Zimową przerwę w ekstraklasie często uważa się za świetną okazję do zmian. W krakowskiej Wiśle właśnie dochodzi do kolejnej rewolucji. Jak wiemy, na jej czele stanie Tadeusz Pawłowski. Czy to on okaże się receptą na spełnienie snów właściciela „Białej Gwiazdy”, Bogusława Cupiała?
Zwolnienie Kazimierza Moskala pod koniec listopada dalej wywołuje gorące dyskusje w murach grodu Kraka. Wielu kibiców Wisły uważa, że była to pospieszna decyzja wywołana nierealnymi planami właściciela klubu. Prawdą jest, że pod wodzą popularnego „Kazika” zespół rzadko przechylał szalę zwycięstwa na swoją stronę, zaledwie pięciokrotnie. Tylko że od kiedy odszedł, ta sztuka nie udała się już ani razu…
Tadeusz Pawłowski stoi przed niewątpliwie trudnym zadaniem. Nie cieszy się zbyt dużym poparciem krakowskich kibiców i musi sobie poradzić z niepewną sytuacją finansową klubu. W dodatku przychodzi w momencie zmiany na stanowisku prezesa Wisły (Roberta Gaszyńskiego zastąpił w ostatnich dniach Piotr Dunin-Soligostowski). Były szkoleniowiec Śląska już we Wrocławiu musiał sobie radzić w podobnej sytuacji. Z jednej strony pod jego wodzą zespół ze stolicy Dolnego Śląska awansował do europejskich pucharów i zaczął grać przez pewien czas najbardziej efektowną piłkę w ekstraklasie, a z drugiej strony z rundy na rundę notował minimalny regres, co było widać w statystyce średniej zdobytych punktów na mecz. Było to spowodowane raczej złą sytuacją finansową Śląska i ostrymi cięciami w budżecie niż błędami popularnego „Teda”, ale w Wiśle spotkają go podobne przeszkody i musi być na nie przygotowany.
Część sympatyków i sam właściciel „Białej Gwiazdy” najwyraźniej wciąż mają ukochany klub za hegemona w polskim futbolu. A kadrowo i organizacyjnie jest to po prostu ponad obecne możliwości Wisły. Zespół pod wodzą Moskala nie miał szczęścia, ale był konsekwentny. Mogły wkurzać ciągłe dośrodkowania na Guerriera, schematyczne rozgrywanie w okolicach trzydziestego metra i nieudolność niektórych piłkarzy irytowały, ale widzieliśmy w tym plan. Po odejściu Moskala na razie nic takiego nie mieliśmy okazji zobaczyć. Inna sprawa, że nie pozwoliła na to plaga kontuzji.
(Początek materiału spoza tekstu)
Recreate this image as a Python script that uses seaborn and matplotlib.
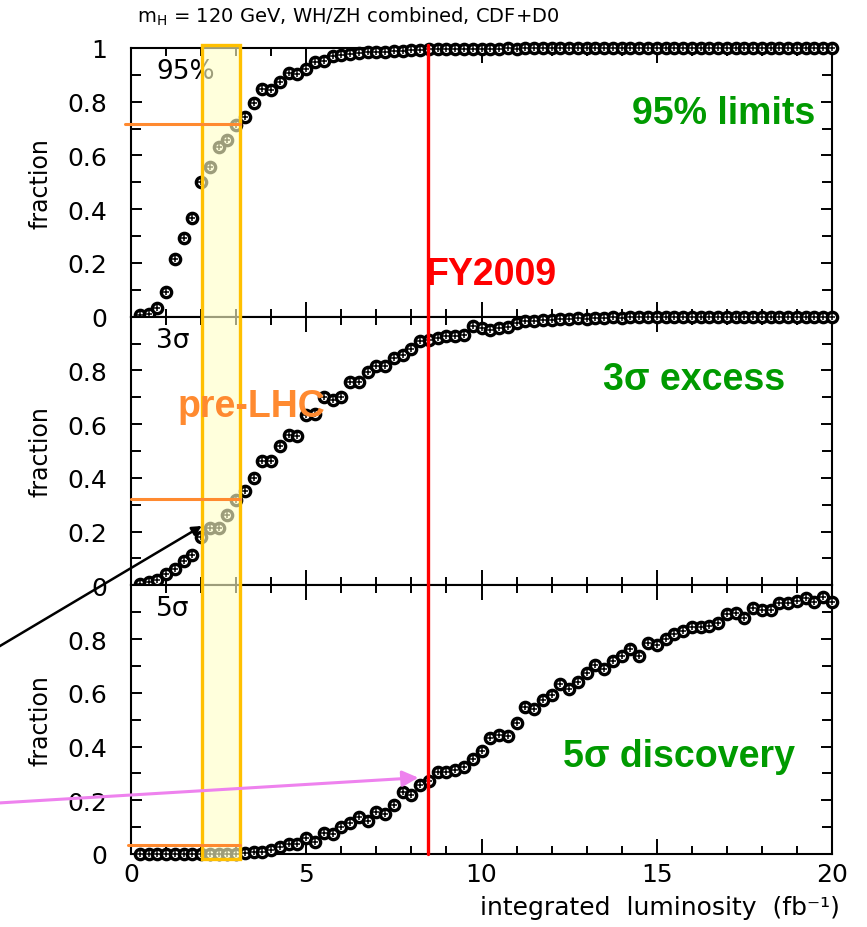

A powodzenie misji Tadeusza Pawłowskiego zależy przede wszystkim od kadry krakowskiego zespołu. Jeśli wszyscy się wykurują do inauguracji wiosennych rozgrywek, Wisła może z optymizmem patrzeć w górę tabeli. Do grupy mistrzowskiej „Biała Gwiazda” ma tylko dwa punkty straty. Z drugiej strony, jeśli krakowski klub nawiedzi po raz kolejny klątwa przeróżnych urazów, trzeba będzie spoglądać w dół tabeli i liczyć punkty dzielące Wisłę od strefy spadkowej.
Wiele mówi się o potencjalnych zmianach personalnych w kadrze „Białej Gwiazdy”. Media huczą o ofercie warszawskiej Legii za Radosława Cierzniaka i Macieja Sadloka, a także o możliwych powrotach do Krakowa Michała Chrapka czy Patryka Małeckiego. Trudno powiedzieć, ile jest w nich prawdy, więc nie będę bawił się we wróżkę. Tak samo w przypadku rzekomego powrotu Smudy do Wisły w roli dyrektora sportowego. Pewne jest tylko, że „Biała Gwiazda” częściowo dogadała się z byłym selekcjonerem reprezentacji Polski w sprawie zobowiązań wobec niego. I to, że krakowski klub wzmocnił na razie jedynie Krzysztof Drzazga.
Dla Wisły nadchodzi czas próby. Tadeusz Pawłowski i jego podopieczni będą musieli udowodnić, że są w stanie przezwyciężyć trudności i powalczyć w ekstraklasie o coś więcej niż utrzymanie. Popularny „Ted” znany jest ze swojego optymizmu i pozytywnego nastawienia do nadchodzących wyzwań. Z pewnością to też było brane pod uwagę przy jego zatrudnianiu. Czy wystarczy mu uśmiechu, by Wisła skończyła w grupie mistrzowskiej? Przekonamy się na wiosnę.